# Exercise aim
Please, without the pictures, retype exactly the lines from the start of the material through the line that holds "from matplotlib.ticker import".
——————————
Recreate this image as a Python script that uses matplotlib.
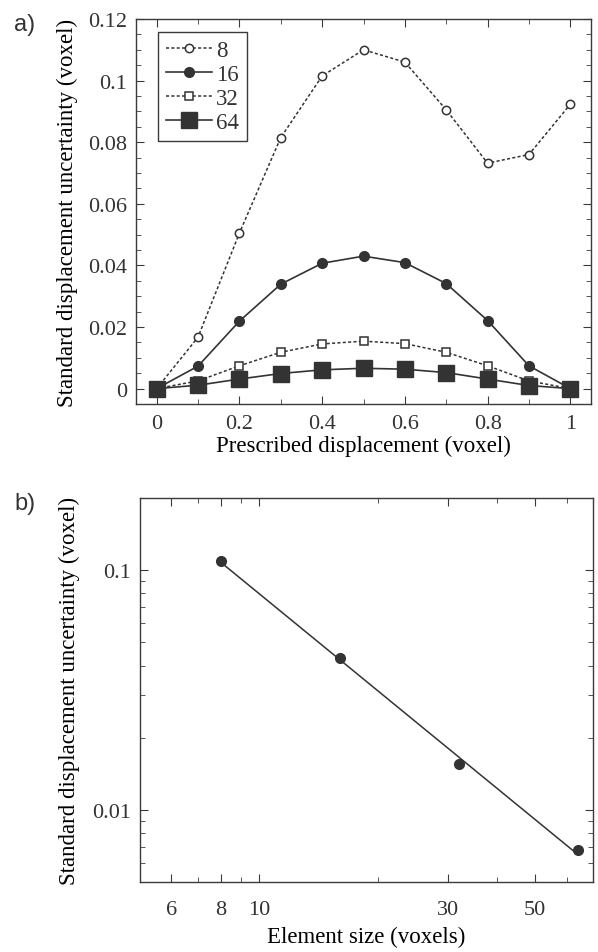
import matplotlib
matplotlib.use('Agg')
import matplotlib.pyplot as plt
import numpy as np
from matplotlib.ticker import MultipleLocator, FixedLocator, NullFormatter, FixedFormatter, LogLocator

# prescribed displacement (voxel)
disp = [0, 0.1, 0.2, 0.3, 0.4, 0.5, 0.6, 0.7, 0.8, 0.9, 1.0]
# uncertainty per element size
u8 = [0, 0.0167, 0.0505, 0.0815, 0.1015, 0.1100, 0.1060, 0.0905, 0.0732, 0.0760, 0.0923]
u16 = [0, 0.0073, 0.0219, 0.0339, 0.0407, 0.0430, 0.0409, 0.0341, 0.0221, 0.0074, 0]
u32 = [0, 0.0025, 0.0074, 0.0118, 0.0145, 0.0154, 0.0146, 0.0118, 0.0074, 0.0025, 0]
u64 = [0, 0.0011, 0.0031, 0.0049, 0.0061, 0.0066, 0.0063, 0.0052, 0.0031, 0.0010, 0]

# panel b
elem_size = [8, 16, 32, 64]
u_max = [0.1094, 0.0430, 0.0155, 0.0068]

plt.rcParams['font.family'] = ['Liberation Serif', 'DejaVu Serif']
plt.rcParams['font.size'] = 16
plt.rcParams['axes.edgecolor'] = '#3a3a3a'
plt.rcParams['axes.linewidth'] = 1.0
plt.rcParams['xtick.color'] = '#3a3a3a'
plt.rcParams['ytick.color'] = '#3a3a3a'
plt.rcParams['xtick.labelcolor'] = '#333333'
plt.rcParams['ytick.labelcolor'] = '#333333'
plt.rcParams['text.color'] = '#333333'

c = '#333333'

fig = plt.figure(figsize=(5.98, 9.53), dpi=100)
W, H = 598, 953
ax1 = fig.add_axes([136 / W, 1 - 405 / H, (591 - 136) / W, (405 - 20) / H])
ax2 = fig.add_axes([140 / W, 1 - 883 / H, (593 - 140) / W, (883 - 499) / H])

def style(ax, xpad):
    ax.tick_params(which='both', direction='in', top=True, right=True)
    ax.tick_params(which='major', length=6, labelsize=16)
    ax.tick_params(axis='x', which='major', pad=xpad)
    ax.tick_params(axis='y', which='major', pad=6.5)
    ax.tick_params(which='minor', length=3.5)

# a)
ax1.plot(disp, u8, ls=(0, (2, 1.5)), lw=1.1, color=c, marker='o', ms=6,
         mfc='white', mec=c, mew=1.1, label='8')
ax1.plot(disp, u16, ls='-', lw=1.2, color=c, marker='o', ms=7,
         mfc=c, mec=c, label='16')
ax1.plot(disp, u32, ls=(0, (2, 1.5)), lw=1.1, color=c, marker='s', ms=5.5,
         mfc='white', mec=c, mew=1.1, label='32')
ax1.plot(disp, u64, ls='-', lw=1.2, color=c, marker='s', ms=11,
         mfc=c, mec=c, label='64')
ax1.set_xlim(-0.05, 1.05)
ax1.set_ylim(-0.005, 0.12)
ax1.set_xticks([0, 0.2, 0.4, 0.6, 0.8, 1.0])
ax1.set_xticklabels(['0', '0.2', '0.4', '0.6', '0.8', '1'])
ax1.xaxis.set_minor_locator(MultipleLocator(0.1))
ax1.set_yticks([0, 0.02, 0.04, 0.06, 0.08, 0.1, 0.12])
ax1.set_yticklabels(['0', '0.02', '0.04', '0.06', '0.08', '0.1', '0.12'])
ax1.yaxis.set_minor_locator(MultipleLocator(0.005))
style(ax1, 7)
ax1.set_xlabel('Prescribed displacement (voxel)', fontsize=16.5)
ax1.set_ylabel('Standard displacement uncertainty (voxel)', fontsize=16.5)
ax1.xaxis.set_label_coords(0.5, -0.08)
ax1.yaxis.set_label_coords(-0.128, 0.5)
leg = ax1.legend(loc='upper left', bbox_to_anchor=(0.048, 0.966), fontsize=16.5,
                 fancybox=False, framealpha=1, edgecolor='#3a3a3a',
                 handlelength=2.0, handletextpad=0.2, labelspacing=0.12,
                 borderpad=0.35, borderaxespad=0)
leg.get_frame().set_linewidth(1.0)

# b) power-law fit through the points
p = np.polyfit(np.log10(elem_size), np.log10(u_max), 1)
xf = np.array([elem_size[0], elem_size[-1]])
ax2.plot(xf, 10 ** np.polyval(p, np.log10(xf)), color=c, lw=1.1)
ax2.plot(elem_size, u_max, ls='none', marker='o', ms=7, color=c)
ax2.set_xscale('log')
ax2.set_yscale('log')
ax2.set_xlim(5, 70)
ax2.set_ylim(0.005, 0.2)
ax2.xaxis.set_major_locator(FixedLocator([6, 8, 10, 30, 50]))
ax2.xaxis.set_major_formatter(FixedFormatter(['6', '8', '10', '30', '50']))
ax2.xaxis.set_minor_locator(FixedLocator([5, 7, 9, 20, 40, 60, 70]))
ax2.xaxis.set_minor_formatter(NullFormatter())
ax2.yaxis.set_major_locator(FixedLocator([0.01, 0.1]))
ax2.yaxis.set_major_formatter(FixedFormatter(['0.01', '0.1']))
ax2.yaxis.set_minor_locator(LogLocator(base=10, subs=np.arange(2, 10)))
ax2.yaxis.set_minor_formatter(NullFormatter())
style(ax2, 13)
ax2.set_xlabel('Element size (voxels)', fontsize=16.5)
ax2.set_ylabel('Standard displacement uncertainty (voxel)', fontsize=16.5)
ax2.xaxis.set_label_coords(0.5, -0.113)
ax2.yaxis.set_label_coords(-0.133, 0.5)

fig.text(14 / W, 1 - 31 / H, 'a)', fontsize=17, family='Liberation Sans', color='#333333')
fig.text(14 / W, 1 - 510 / H, 'b)', fontsize=17, family='Liberation Sans', color='#333333')

fig.savefig('out.png', dpi=100)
——————————
# Expected output
Recreate this image as a Python script that uses matplotlib.
import matplotlib
matplotlib.use('Agg')
import matplotlib.pyplot as plt
import numpy as np
from matplotlib.ticker import MultipleLocator, FixedLocator, NullFormatter, FixedFormatter, LogLocator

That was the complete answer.